Germs of the Infinite in the Veda.

Any one who is able to understand the Veda, will find no difficulty in discovering the true germs of the infinite in the conception of what the Vedic poets call devas. It makes no difference whether we call those poets primitive or modern, savage or civilised, so long as we know what thoughts they were capable of. Now the thought of the infinite, in space and time at least, was certainly not beyond their grasp.

When a Vedic poet, such as Vasishtha, stood on a high mountain in the land of the Seven Rivers, as he called the Punjab, and let his eye travel across land and water as far as it could reach, had he not a perception of the infinite?

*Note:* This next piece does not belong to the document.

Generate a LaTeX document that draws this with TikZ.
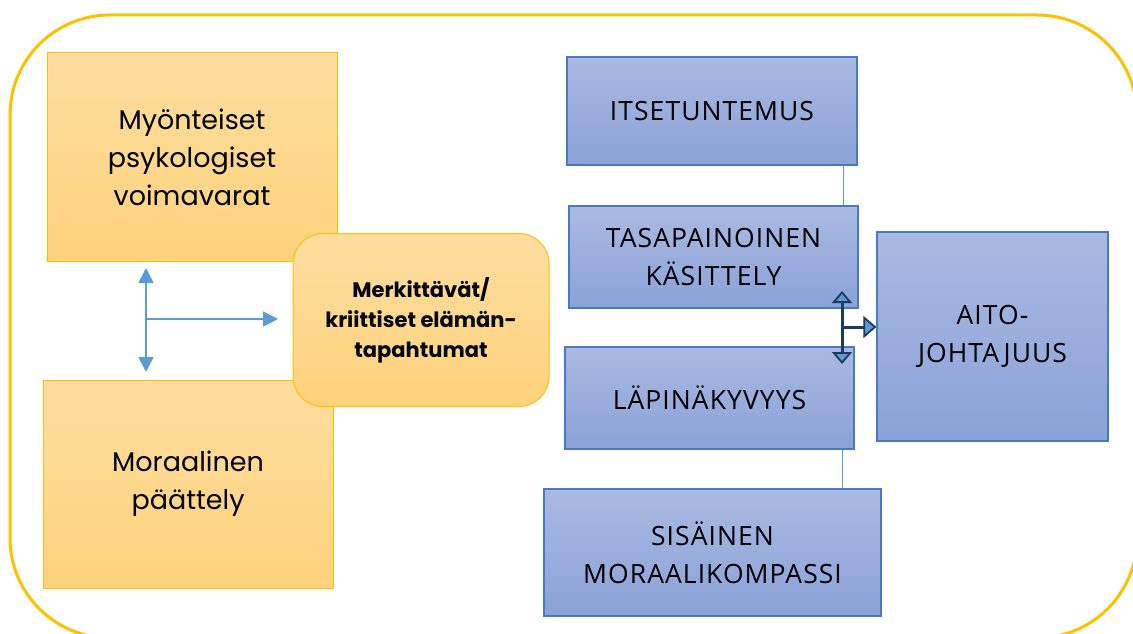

When a Greek hero, such as Odysseus, was tossed

about on the vast commotion of the waves, seeing no stars and no land anywhere, had he no perception of the infinite? And are we so different from them?

The Infinitely Great.

When we ourselves,-savages as we are, according to Bacon, in spite of all our syllogisms 1,—have learnt to look upon the boundless earth with its boundless ocean, no longer as a stupendous mass, but as a small globe or globule, moving with other globes across the infinite firmament; when wider infinitudes than the infinite firmament open before us, and the sun, which was once so near and dear to us, becomes a fiery mass, the magnitude of which defies our power of imagination; when afterwards, the magnitude of the sun and its distance from us, which is expressed in millions of miles, dwindle down again into nothing as compared with the nearest star, which, we are told, lies twenty millions of millions of miles from our earth, so that a ray of light, if travelling with the velocity of 187,000 miles in a second, would take more than three years in reaching us;-nay even this is not yet all,-when we are assured by high astronomical authorities that there are more than one thousand millions of such stars which our telescopes have discovered, and that there may be millions of millions of suns within our sidereal system which are as yet beyond the reach of our best telescopes; and that even that sidereal system need not be regarded as single within the universe, but that thousands of millions of sidereal systems may be recognised in the galaxy 2-if we listen to all this, do we not feel the overwhelming pressure of the

1 See De Bonald, Mél. i. 100.

2 See R. A. Proctor, in Secular Thought, April 21, 1888.